To find opportunities to mentor undergraduates outside of your department, you might see whether there are broader disciplinary mentoring opportunities available through professional organizations in your discipline. You will also want to explore the Graduate Division’s page on Mentoring, which outlines several graduate mentorship programs such as Student Mentoring and Research Teams (SMART) and Getting into Graduate School (GIGS).
Mentoring and being mentored in your department is an important part of your experience at Berkeley. However, there are also mentoring opportunities outside of the University that may be of particular benefit to you. Explore the websites for the central professional organizations within your discipline and see whether they may offer any mentoring programs that will either allow you to be mentored or to mentor others.
Many disciplines have journals that publish articles on mentoring within the field. Investigate which discipline-specific journals exist within your field or in fields closely related to yours that may have articles related to mentoring practices. Review these journals to get an idea of the types of research and conversations that take place within your discipline on the topics of graduate and undergraduate mentoring.
Creating productive mentoring relationships is not always easy. Consider accessing campus resources that will help you develop your skills as both a mentor and mentee. For example, you might consider taking a workshop offered annually in the fall by the Graduate Professional Development Program that addresses how to be an effective mentor and how to get the mentoring you need as a graduate student, or enrolling in the Graduate Professional Development Program’s one-unit course on Mentoring in Higher Education (GSPDP 301), offered annually in the spring.
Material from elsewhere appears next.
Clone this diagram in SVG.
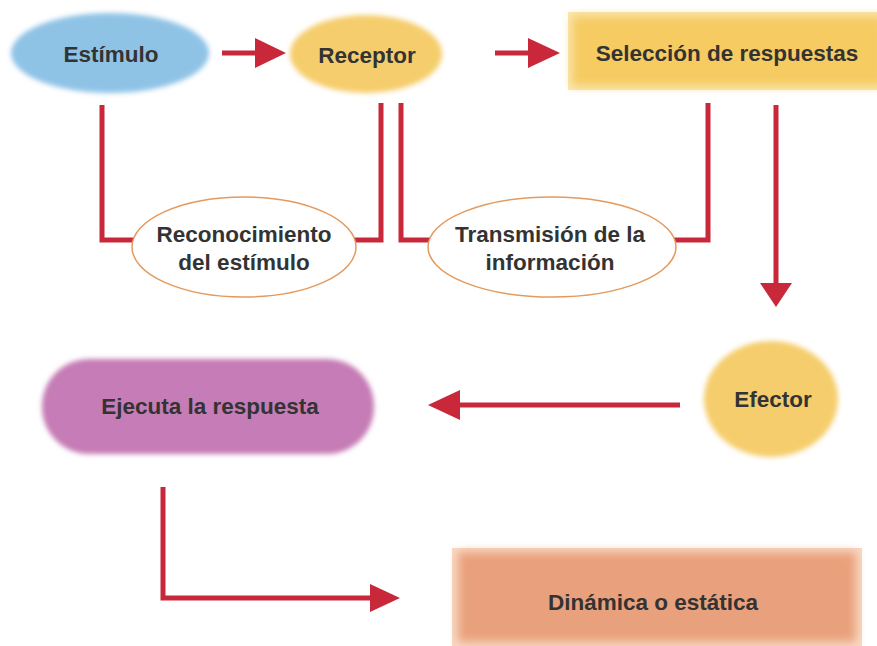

Additionally, you might read Getting Mentored in Graduate School, the text used in the Mentoring in Higher Education course. This text includes a number of sections that outline the qualities and behaviors of good mentors and of mentored graduate students that can assist you in creating productive mentoring relationships.
Watch for posts in the Graduate Division’s monthly GradNews online newsletter, like this article on Getting the Mentoring You Need, that can help you in your dual role as mentee and mentor. Graduate students seeking academic positions should know that mentoring experience and the ability to describe how they have successfully mentored undergraduates is becoming increasingly important in the academic job search. Developing mentoring skills in graduate school will also be of great benefit to your success in careers beyond academia where mentoring junior colleagues is often an essential part of the life of a professional.
Finding the right mentors can help you to move efficiently through your graduate program and to develop the necessary skills you will need to succeed in the career of your choice. Be intentional about seeking out a mentor and establishing a productive mentoring relationship. While one of your mentors may be your dissertation chair or Principle Investigator (PI), recognize that it is important to seek out a variety of mentors to serve all of your needs. Another way to obtain mentorship in preparing for future careers is to seek out internships, some of which build into the program professional development activities and connect you with a mentor. Some internship opportunities are listed on the Career Center website; others may be advertised within your department.
* Some skills serve in the development of more than one competency. Some skills may apply more to one discipline than to another. Keep in mind that the list of skills and steps you can take to develop these competencies is not exhaustive.